- [Instructions to follow]
Where a line of the listing below includes the word "matplotlib", reproduce that line.

- [Supplied material]
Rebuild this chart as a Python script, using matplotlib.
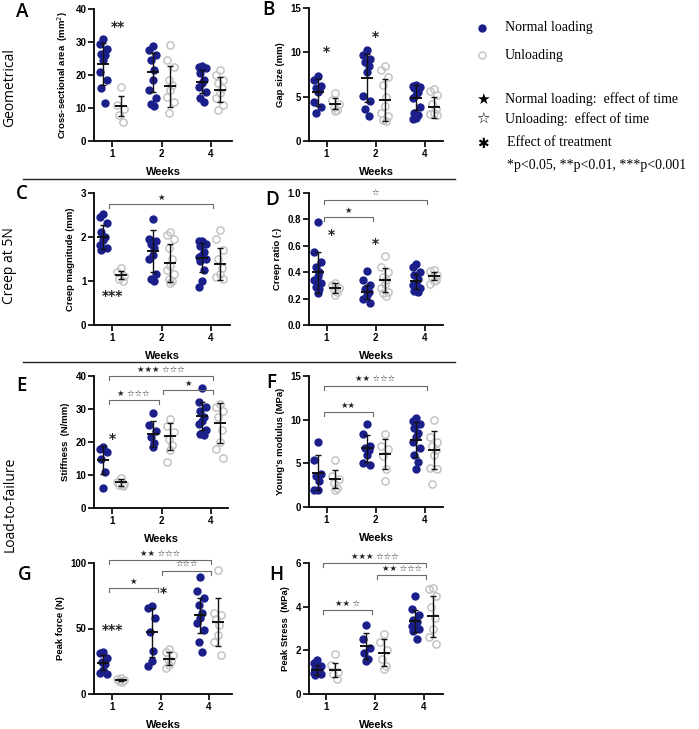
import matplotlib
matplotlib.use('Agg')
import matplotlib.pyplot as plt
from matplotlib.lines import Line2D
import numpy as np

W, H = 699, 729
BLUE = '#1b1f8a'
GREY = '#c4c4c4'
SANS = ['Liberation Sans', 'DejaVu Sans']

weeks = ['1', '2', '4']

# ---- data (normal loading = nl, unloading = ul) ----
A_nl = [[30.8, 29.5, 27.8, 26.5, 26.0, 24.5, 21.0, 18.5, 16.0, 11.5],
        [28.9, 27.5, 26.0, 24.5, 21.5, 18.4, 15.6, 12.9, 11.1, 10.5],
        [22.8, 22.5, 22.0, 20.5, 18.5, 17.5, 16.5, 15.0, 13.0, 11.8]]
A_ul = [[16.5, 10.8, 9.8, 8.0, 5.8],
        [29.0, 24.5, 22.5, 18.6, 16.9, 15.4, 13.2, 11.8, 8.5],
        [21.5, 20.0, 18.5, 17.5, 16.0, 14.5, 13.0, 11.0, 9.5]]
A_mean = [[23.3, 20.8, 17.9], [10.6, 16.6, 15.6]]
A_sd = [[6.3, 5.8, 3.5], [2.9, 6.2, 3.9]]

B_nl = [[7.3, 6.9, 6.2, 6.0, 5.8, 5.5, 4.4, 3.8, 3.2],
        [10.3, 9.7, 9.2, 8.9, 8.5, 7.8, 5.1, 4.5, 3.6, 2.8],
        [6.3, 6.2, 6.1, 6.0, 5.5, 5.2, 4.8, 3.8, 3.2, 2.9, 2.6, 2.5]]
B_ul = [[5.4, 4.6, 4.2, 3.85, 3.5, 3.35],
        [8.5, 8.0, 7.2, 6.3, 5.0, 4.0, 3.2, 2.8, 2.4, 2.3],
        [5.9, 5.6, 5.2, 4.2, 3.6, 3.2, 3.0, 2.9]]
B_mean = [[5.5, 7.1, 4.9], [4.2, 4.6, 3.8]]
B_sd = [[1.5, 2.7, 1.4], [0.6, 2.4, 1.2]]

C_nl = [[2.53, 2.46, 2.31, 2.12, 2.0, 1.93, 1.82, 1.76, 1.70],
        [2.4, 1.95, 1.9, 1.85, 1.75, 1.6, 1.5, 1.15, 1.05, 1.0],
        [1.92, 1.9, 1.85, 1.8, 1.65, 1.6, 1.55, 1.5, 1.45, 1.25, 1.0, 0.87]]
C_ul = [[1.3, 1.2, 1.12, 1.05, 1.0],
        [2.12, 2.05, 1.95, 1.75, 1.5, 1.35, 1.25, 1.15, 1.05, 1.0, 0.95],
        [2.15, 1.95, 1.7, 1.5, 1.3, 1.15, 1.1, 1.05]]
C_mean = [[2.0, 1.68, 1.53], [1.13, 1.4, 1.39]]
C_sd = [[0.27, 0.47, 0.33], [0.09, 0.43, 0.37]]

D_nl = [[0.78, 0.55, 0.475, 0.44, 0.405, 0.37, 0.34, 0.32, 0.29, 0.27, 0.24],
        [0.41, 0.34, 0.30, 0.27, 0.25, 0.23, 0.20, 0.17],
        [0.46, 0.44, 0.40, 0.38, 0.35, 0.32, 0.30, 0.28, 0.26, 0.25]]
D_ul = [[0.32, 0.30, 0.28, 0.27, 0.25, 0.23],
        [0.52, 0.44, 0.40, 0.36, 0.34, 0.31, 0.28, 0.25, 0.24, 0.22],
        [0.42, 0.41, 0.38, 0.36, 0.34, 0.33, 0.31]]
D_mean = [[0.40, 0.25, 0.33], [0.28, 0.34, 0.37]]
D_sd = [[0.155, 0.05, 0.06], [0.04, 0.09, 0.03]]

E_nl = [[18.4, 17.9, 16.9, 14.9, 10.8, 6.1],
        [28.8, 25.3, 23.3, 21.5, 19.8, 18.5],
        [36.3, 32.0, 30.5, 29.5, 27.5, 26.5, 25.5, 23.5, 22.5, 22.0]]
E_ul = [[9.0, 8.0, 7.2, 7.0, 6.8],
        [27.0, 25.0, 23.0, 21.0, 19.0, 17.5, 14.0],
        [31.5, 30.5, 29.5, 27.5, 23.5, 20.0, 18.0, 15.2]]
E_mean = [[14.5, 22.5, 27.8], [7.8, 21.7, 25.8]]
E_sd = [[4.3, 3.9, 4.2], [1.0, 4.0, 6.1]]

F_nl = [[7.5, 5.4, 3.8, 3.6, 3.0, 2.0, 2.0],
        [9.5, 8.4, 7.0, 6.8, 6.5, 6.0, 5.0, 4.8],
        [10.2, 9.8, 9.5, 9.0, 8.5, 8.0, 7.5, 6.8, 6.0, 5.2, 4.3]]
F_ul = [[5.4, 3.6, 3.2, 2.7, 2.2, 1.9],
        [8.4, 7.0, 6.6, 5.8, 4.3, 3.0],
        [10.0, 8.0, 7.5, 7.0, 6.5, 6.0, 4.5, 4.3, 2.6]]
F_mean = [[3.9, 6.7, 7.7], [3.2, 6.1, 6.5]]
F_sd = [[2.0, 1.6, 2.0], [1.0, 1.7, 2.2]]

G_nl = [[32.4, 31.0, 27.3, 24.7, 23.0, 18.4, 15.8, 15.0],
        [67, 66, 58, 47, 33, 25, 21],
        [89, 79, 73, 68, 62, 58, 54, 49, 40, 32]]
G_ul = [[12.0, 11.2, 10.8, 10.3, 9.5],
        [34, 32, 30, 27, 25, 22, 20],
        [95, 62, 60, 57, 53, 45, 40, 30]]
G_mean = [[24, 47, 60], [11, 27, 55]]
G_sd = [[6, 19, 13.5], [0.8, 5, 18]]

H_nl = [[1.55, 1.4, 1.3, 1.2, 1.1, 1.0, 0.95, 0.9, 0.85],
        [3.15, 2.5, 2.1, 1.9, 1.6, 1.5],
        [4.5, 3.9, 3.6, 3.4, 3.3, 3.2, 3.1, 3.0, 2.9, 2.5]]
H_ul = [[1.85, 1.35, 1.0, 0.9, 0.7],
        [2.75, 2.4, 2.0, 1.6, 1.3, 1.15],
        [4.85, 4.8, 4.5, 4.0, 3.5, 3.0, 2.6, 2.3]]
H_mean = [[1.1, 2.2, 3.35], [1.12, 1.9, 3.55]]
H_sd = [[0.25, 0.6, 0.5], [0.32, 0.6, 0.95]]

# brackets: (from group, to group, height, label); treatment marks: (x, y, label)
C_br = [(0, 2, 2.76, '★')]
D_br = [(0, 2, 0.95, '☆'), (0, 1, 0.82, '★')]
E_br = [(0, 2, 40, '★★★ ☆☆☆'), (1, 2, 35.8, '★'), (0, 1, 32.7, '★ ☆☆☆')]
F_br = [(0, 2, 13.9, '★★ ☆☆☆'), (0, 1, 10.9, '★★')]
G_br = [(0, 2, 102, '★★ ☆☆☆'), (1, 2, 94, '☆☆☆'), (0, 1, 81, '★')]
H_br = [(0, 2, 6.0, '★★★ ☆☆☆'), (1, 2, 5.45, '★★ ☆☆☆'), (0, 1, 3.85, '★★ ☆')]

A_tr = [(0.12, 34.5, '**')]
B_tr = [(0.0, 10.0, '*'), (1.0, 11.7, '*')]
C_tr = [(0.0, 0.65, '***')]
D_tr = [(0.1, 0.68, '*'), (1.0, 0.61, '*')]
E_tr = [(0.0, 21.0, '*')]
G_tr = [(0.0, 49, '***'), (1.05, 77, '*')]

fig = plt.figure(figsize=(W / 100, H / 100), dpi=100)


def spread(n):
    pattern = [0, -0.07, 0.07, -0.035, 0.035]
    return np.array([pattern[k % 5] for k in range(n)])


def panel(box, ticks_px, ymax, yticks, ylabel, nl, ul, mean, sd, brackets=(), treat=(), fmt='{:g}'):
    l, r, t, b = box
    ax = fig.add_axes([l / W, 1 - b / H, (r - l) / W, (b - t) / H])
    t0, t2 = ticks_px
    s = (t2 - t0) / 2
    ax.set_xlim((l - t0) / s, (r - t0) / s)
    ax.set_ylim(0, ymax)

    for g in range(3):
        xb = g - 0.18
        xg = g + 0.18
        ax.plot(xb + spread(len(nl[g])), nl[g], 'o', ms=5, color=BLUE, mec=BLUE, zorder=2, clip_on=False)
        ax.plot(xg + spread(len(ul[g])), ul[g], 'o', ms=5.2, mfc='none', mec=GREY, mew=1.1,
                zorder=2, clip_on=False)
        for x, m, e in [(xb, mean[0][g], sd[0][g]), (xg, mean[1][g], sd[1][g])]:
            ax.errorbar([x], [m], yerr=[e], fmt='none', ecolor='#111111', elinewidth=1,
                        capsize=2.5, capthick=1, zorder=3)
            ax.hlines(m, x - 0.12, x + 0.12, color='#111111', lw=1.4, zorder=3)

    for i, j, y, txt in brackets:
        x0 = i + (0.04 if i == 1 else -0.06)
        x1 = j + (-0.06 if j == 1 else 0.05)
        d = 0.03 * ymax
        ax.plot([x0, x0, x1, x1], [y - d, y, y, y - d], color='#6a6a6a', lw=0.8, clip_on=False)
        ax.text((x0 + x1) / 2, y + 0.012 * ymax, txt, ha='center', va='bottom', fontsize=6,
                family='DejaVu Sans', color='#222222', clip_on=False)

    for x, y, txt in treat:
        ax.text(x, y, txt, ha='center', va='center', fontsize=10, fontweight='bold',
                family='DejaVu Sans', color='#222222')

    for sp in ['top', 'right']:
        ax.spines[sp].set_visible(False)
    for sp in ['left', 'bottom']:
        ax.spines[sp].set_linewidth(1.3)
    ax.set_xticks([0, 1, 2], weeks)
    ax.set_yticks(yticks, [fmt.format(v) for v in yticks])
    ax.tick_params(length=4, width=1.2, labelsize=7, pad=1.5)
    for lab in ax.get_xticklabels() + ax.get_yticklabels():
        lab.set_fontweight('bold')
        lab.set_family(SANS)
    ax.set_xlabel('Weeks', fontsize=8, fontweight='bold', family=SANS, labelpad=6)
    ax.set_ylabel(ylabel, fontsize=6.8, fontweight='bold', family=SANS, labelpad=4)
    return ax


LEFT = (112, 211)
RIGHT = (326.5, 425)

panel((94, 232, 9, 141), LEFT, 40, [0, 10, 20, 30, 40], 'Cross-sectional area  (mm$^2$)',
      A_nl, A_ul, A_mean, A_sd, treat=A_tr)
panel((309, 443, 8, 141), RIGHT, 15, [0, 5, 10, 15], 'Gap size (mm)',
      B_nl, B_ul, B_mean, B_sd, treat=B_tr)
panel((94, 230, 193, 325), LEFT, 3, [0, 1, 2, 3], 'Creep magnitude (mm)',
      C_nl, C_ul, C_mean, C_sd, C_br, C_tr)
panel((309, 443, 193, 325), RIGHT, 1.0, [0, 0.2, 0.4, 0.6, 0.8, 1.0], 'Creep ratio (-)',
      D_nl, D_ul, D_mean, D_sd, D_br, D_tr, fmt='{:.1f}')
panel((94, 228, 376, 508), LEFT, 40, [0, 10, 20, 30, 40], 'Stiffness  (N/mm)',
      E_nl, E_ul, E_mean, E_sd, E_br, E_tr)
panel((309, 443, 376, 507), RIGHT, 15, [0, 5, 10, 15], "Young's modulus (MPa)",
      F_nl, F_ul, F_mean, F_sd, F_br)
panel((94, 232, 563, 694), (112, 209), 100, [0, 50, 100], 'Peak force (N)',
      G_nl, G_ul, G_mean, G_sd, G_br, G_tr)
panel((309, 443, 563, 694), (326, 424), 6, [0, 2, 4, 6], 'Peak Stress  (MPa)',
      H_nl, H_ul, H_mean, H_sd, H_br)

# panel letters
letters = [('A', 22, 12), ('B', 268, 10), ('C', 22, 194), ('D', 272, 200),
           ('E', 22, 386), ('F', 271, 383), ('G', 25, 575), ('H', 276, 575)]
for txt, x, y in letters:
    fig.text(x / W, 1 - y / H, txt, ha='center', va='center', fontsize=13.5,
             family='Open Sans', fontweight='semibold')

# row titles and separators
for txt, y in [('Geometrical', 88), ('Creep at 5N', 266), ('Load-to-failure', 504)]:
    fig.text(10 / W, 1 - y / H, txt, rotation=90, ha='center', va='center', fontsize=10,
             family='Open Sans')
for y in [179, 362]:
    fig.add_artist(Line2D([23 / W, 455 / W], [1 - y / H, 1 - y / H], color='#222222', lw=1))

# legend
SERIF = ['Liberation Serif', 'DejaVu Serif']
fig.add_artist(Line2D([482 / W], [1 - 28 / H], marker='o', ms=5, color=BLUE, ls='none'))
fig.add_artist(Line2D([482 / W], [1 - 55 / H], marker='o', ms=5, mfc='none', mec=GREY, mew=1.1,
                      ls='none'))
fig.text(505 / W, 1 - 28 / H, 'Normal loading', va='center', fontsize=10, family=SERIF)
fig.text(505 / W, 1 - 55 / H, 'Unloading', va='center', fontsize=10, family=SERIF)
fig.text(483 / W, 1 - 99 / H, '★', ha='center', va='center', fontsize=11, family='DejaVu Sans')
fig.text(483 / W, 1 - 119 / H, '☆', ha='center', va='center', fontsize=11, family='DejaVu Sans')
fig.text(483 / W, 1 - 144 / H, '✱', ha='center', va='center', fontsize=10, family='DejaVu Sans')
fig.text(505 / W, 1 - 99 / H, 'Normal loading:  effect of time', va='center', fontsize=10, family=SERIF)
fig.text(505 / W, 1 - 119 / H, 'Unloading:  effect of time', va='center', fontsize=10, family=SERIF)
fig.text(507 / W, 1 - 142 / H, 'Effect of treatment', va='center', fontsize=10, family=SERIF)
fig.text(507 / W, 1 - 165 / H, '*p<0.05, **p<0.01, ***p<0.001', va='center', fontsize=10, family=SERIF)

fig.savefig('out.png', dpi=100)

- [Complete output]
Rebuild this chart as a Python script, using matplotlib.
import matplotlib
matplotlib.use('Agg')
import matplotlib.pyplot as plt
from matplotlib.lines import Line2D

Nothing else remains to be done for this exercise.